His political strategy was to work from the bottom up, rather than from the top down, engaging citizens, young and old in their own advancement. In order to stem crime and troublesome behavior among young people he said: “One of the strategies is to just take the more affirmative approach,” and his advice is still relevant.
“Rather than going to church, and yelling and screaming about it, complaining about it, rather than bad-mouthing the youth, my plan is to engage the youth, engage the youth in programs which will bring out what to do, rather than just emphasize what not to do. In the course of talking about what to do, you can always talk about some things that you shouldn’t do,” including a program he called the “African Scouts.”
“This is going to do a great deal to help change the culture. We cannot dictate culture. Culture moves on. It is not a treasure that’s buried that you just go dig up from time to time,” he said. “Culture is a live organic thing that changes. But at the same time, the direction it changes has got to be guided by us who’ve been around a while and know the direction it should go in.
“So what I’m looking for is for them to come up with positive songs, for them to come up with positive expressions and ways to dress. We had our Afros and our dashikis, and all that kind of thing, and that would be nice, but if they have some other expression of African-self-hood, that would be fine, too. I think that will help address the sagging pants and things of that nature.
“I’m finally also talking about adults taking some responsibility. The young people around here are a little more respectful than they are in other parts of the country. There are still problems. You go to a basketball game, you come out and people are cursing like sailors, and those are the girls.
“As adults, we listen to it sometimes and don’t say anything, but we’ve got to say something. Most people are not going to shoot you because you say something to them about cursing. You just walk up to them and say, ‘Well look. I’m an older person here. Will you give me some of your respect? Will you show me some respect?’ And the times I’ve done that, they usually comply.

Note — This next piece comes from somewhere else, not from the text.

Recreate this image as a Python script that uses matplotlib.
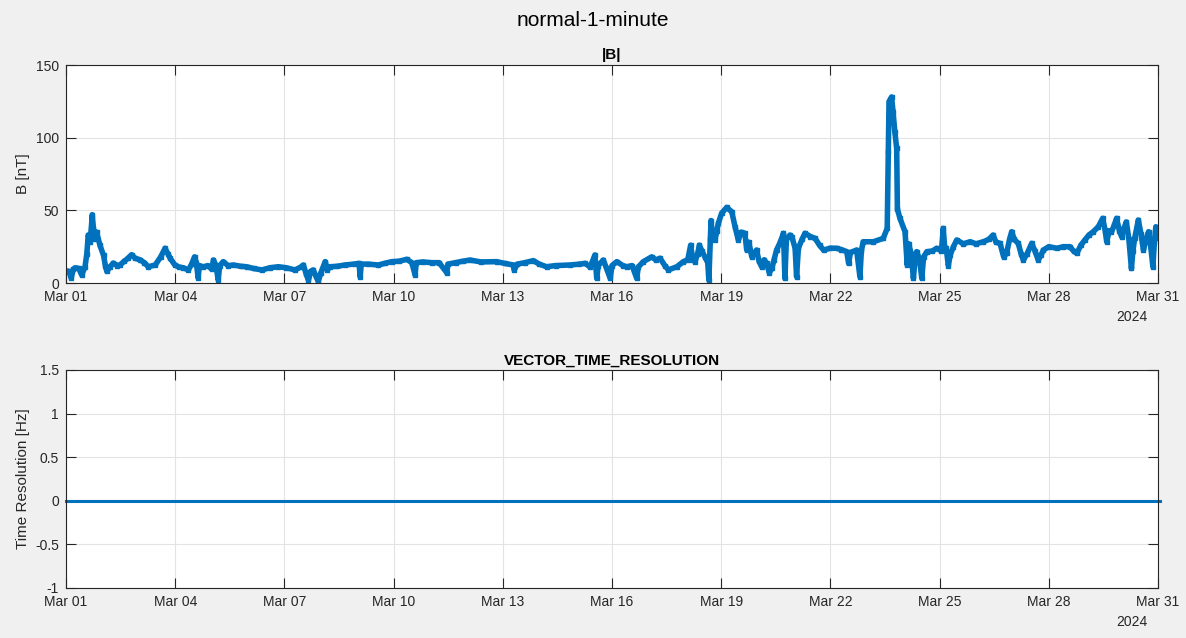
import matplotlib
matplotlib.use("Agg")
import matplotlib.pyplot as plt
import matplotlib.dates as mdates
import pandas as pd
from matplotlib.ticker import FuncFormatter

plt.rcParams["font.family"] = ["Liberation Sans", "DejaVu Sans"]

START = pd.Timestamp("2024-03-01")
END = pd.Timestamp("2024-03-31")

# |B|: days since Mar 01 00:00 -> nT
b_day = [0.00, 0.08, 0.14, 0.20, 0.25, 0.35, 0.43, 0.52, 0.57, 0.61, 0.66, 0.70, 0.72, 0.75,
         0.79, 0.84, 0.93, 1.03, 1.08, 1.12, 1.20, 1.30, 1.40, 1.48, 1.60, 1.70, 1.80, 1.90,
         2.03, 2.15, 2.26, 2.45, 2.60, 2.72, 2.80, 2.86, 2.99, 3.10, 3.22, 3.36, 3.45, 3.53,
         3.58, 3.63, 3.66, 3.77, 3.90, 4.00, 4.05, 4.12, 4.18, 4.22, 4.32, 4.45, 4.60, 4.80,
         4.96, 5.15, 5.38, 5.60, 5.83, 6.05, 6.29, 6.45, 6.52, 6.60, 6.66, 6.72, 6.79, 6.86,
         6.93, 7.00, 7.12, 7.18, 7.25, 7.45, 7.66, 7.90, 8.05, 8.08, 8.11, 8.30, 8.58, 8.75,
         8.95, 9.15, 9.36, 9.50, 9.59, 9.62, 9.80, 10.05, 10.25, 10.46, 10.49, 10.70, 10.90,
         11.10, 11.40, 11.83, 12.05, 12.29, 12.31, 12.40, 12.60, 12.84, 13.00, 13.20, 13.45,
         13.85, 14.10, 14.26, 14.40, 14.53, 14.58, 14.62, 14.76, 14.85, 14.95, 15.00, 15.13,
         15.30, 15.40, 15.55, 15.68, 15.72, 15.86, 16.09, 16.20, 16.32, 16.45, 16.55, 16.78,
         16.96, 17.08, 17.16, 17.22, 17.28, 17.35, 17.40, 17.47, 17.55, 17.63, 17.66, 17.70,
         17.72, 17.77, 17.83, 17.88, 17.92, 18.01, 18.15, 18.29, 18.38, 18.47, 18.55, 18.65,
         18.70, 18.76, 18.84, 18.97, 19.04, 19.11, 19.18, 19.25, 19.32, 19.39, 19.45, 19.52,
         19.62, 19.71, 19.75, 19.79, 19.89, 19.94, 20.03, 20.07, 20.12, 20.22, 20.30, 20.45,
         20.58, 20.70, 20.81, 21.00, 21.17, 21.30, 21.45, 21.50, 21.55, 21.72, 21.81, 21.85,
         21.90, 22.18, 22.45, 22.56, 22.59, 22.61, 22.68, 22.72, 22.77, 22.82, 22.84, 22.91,
         23.05, 23.11, 23.15, 23.22, 23.28, 23.33, 23.37, 23.45, 23.51, 23.56, 23.65, 23.80,
         23.92, 24.05, 24.10, 24.14, 24.18, 24.24, 24.29, 24.38, 24.47, 24.65, 24.84, 25.00,
         25.20, 25.35, 25.47, 25.55, 25.66, 25.76, 25.84, 25.92, 25.98, 26.05, 26.16, 26.24,
         26.30, 26.40, 26.53, 26.62, 26.71, 26.78, 26.85, 27.00, 27.22, 27.40, 27.58, 27.68,
         27.77, 27.88, 27.99, 28.10, 28.22, 28.36, 28.48, 28.55, 28.59, 28.66, 28.72, 28.80,
         28.86, 28.94, 29.00, 29.07, 29.13, 29.20, 29.27, 29.31, 29.36, 29.46, 29.53, 29.60,
         29.67, 29.74, 29.80, 29.86, 29.90, 29.94, 30.03]
b_nt = [8.3, 8.0, 3.4, 9.5, 10.5, 10.0, 5.5, 11.0, 20.0, 33.0, 28.0, 40.0, 47.0, 38.0,
        30.0, 35.0, 26.0, 19.0, 12.0, 8.0, 11.0, 13.7, 12.0, 12.4, 15.0, 17.0, 19.5, 17.0,
        16.0, 14.0, 11.2, 12.4, 18.0, 23.9, 20.0, 17.0, 12.4, 11.0, 10.5, 9.0, 13.0, 18.0,
        14.0, 3.4, 12.0, 11.2, 12.0, 9.5, 15.8, 12.0, 2.0, 12.0, 14.7, 12.0, 12.4, 11.5,
        11.2, 10.0, 9.0, 10.5, 11.2, 10.5, 9.0, 11.0, 12.4, 6.0, 2.0, 8.0, 9.0, 5.0,
        1.0, 7.0, 14.7, 9.0, 11.2, 11.5, 12.4, 13.0, 13.5, 4.3, 13.0, 13.0, 12.4, 13.5,
        14.7, 15.0, 16.3, 14.0, 5.5, 14.0, 14.5, 14.0, 14.0, 7.1, 13.0, 14.0, 15.0,
        15.8, 14.5, 14.7, 13.5, 12.4, 9.0, 13.0, 14.0, 15.4, 13.0, 11.2, 12.0,
        12.4, 13.0, 13.5, 11.0, 19.3, 3.2, 12.0, 15.8, 10.0, 3.2, 12.0, 14.7,
        12.0, 11.2, 12.0, 3.2, 11.0, 14.7, 18.0, 16.0, 17.0, 12.0, 9.0, 11.2,
        14.7, 16.0, 26.0, 16.0, 14.7, 20.0, 26.0, 22.0, 18.0, 14.0, 2.0, 30.0,
        43.0, 30.0, 29.6, 36.0, 41.0, 48.0, 52.0, 49.0, 38.7, 29.6, 35.0, 34.2,
        22.7, 28.0, 18.0, 22.7, 15.0, 11.2, 16.0, 13.5, 7.0, 10.0, 16.0, 22.7,
        28.0, 34.2, 3.2, 30.0, 33.0, 31.9, 23.9, 4.4, 24.0, 30.0, 34.2, 32.0,
        30.7, 26.0, 22.7, 24.0, 23.9, 23.0, 21.6, 13.5, 21.0, 22.7, 4.4, 22.0,
        28.4, 28.4, 30.7, 37.6, 90.0, 124.8, 128.0, 118.0, 104.0, 92.7, 51.0, 44.5,
        35.3, 12.4, 27.0, 20.0, 3.2, 18.0, 21.6, 16.0, 3.2, 18.0, 21.6, 22.0,
        23.9, 22.0, 37.6, 24.0, 24.0, 12.0, 19.3, 25.0, 29.6, 27.0, 28.4, 27.0,
        28.4, 30.0, 33.0, 28.0, 27.3, 18.0, 20.4, 30.0, 35.3, 30.0, 27.3, 20.0,
        15.8, 20.0, 27.3, 22.0, 15.8, 19.0, 22.7, 25.0, 23.9, 25.0, 25.0, 22.0,
        20.4, 26.0, 29.6, 33.0, 35.3, 38.7, 44.5, 36.0, 28.4, 36.0, 35.0, 40.0,
        44.5, 36.0, 31.9, 38.0, 42.0, 30.0, 10.0, 22.0, 31.0, 43.3, 34.0, 22.7,
        30.0, 35.3, 25.0, 11.2, 28.0, 38.7, 30.7]

# vector time resolution: flat zero over the month
res_day = [0.0, 30.05]
res_hz = [0.0, 0.0]

b_ticks = [0, 50, 100, 150]
res_ticks = [-1, -0.5, 0, 0.5, 1, 1.5]

BLUE = "#0072BD"


def to_time(days):
    return START + pd.to_timedelta(days, unit="D")


def style_axes(ax, ylim, yticks, ylabel, title):
    ax.set_xlim(START, END)
    ax.set_ylim(*ylim)
    ax.set_yticks(yticks)
    ax.yaxis.set_major_formatter(FuncFormatter(lambda v, _: f"{v:g}"))
    ax.xaxis.set_major_locator(mdates.DayLocator(bymonthday=range(1, 32, 3)))
    ax.xaxis.set_major_formatter(mdates.DateFormatter("%b %d"))
    ax.grid(True, color="#e3e3e3", lw=0.8)
    ax.set_axisbelow(True)
    ax.tick_params(direction="in", length=7, width=0.8, colors="#262626",
                   labelsize=10, top=True, right=True, pad=5)
    for sp in ax.spines.values():
        sp.set_color("#262626")
        sp.set_linewidth(0.8)
    ax.set_ylabel(ylabel, fontsize=11, color="#262626", labelpad=4)
    ax.set_title(title, fontsize=11, fontweight="bold", pad=4)
    ax.text(0.99, -0.155, "2024", transform=ax.transAxes, ha="right", va="center",
            fontsize=10, color="#262626")


fig = plt.figure(figsize=(11.86, 6.38), dpi=100)
fig.patch.set_facecolor("#f0f0f0")
fig.suptitle("normal-1-minute", fontsize=15, y=0.982)

ax1 = fig.add_axes([0.0557, 0.5564, 0.9207, 0.3417])
ax1.plot(to_time(b_day), b_nt, color=BLUE, lw=4.0, solid_joinstyle="round",
         solid_capstyle="round", marker="s", ms=2.5, clip_on=True)
style_axes(ax1, (0, 150), b_ticks, "B [nT]", "|B|")

ax2 = fig.add_axes([0.0557, 0.0784, 0.9207, 0.3417])
ax2.plot(to_time(res_day), res_hz, color=BLUE, lw=2.2, clip_on=False)
style_axes(ax2, (-1, 1.5), res_ticks, "Time Resolution [Hz]", "VECTOR_TIME_RESOLUTION")

fig.savefig("out.png", facecolor=fig.get_facecolor())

“If people don’t know there is some kind of ostracism in their community against behaving that way, then they’re going to behave that way, because that’s what they call fun. But we’ve got to try to reclassify what fun really is, and then we’ve got to become involved with our young people.
“Breaking into someone’s home, those are crimes against the people. You rape somebody, you shoot somebody in the head, that’s a crime against the people and there’s no kinship between those kinds of activities, and any kind of progressive activity, or any kind of freedom struggle,” he said, outlining his plans.
Mr. Lumumba’s family and allies will announce plans at his funeral service, planned for March 8, for them to try to hold on to the reins of power in order to continue the positive momentum his leadership brought not only to Jackson, Mississippi and to the South, but to the entire Black Nation in the USA.
“We’re going to do it by lifting the bottom up,” the late mayor said, paraphrasing his governing theme from a mantra popularized by the Honorable Marcus Mosiah Garvey 100 years ago: the “new Jackson” hopefully will be, “One City. One Aim. One Destiny.”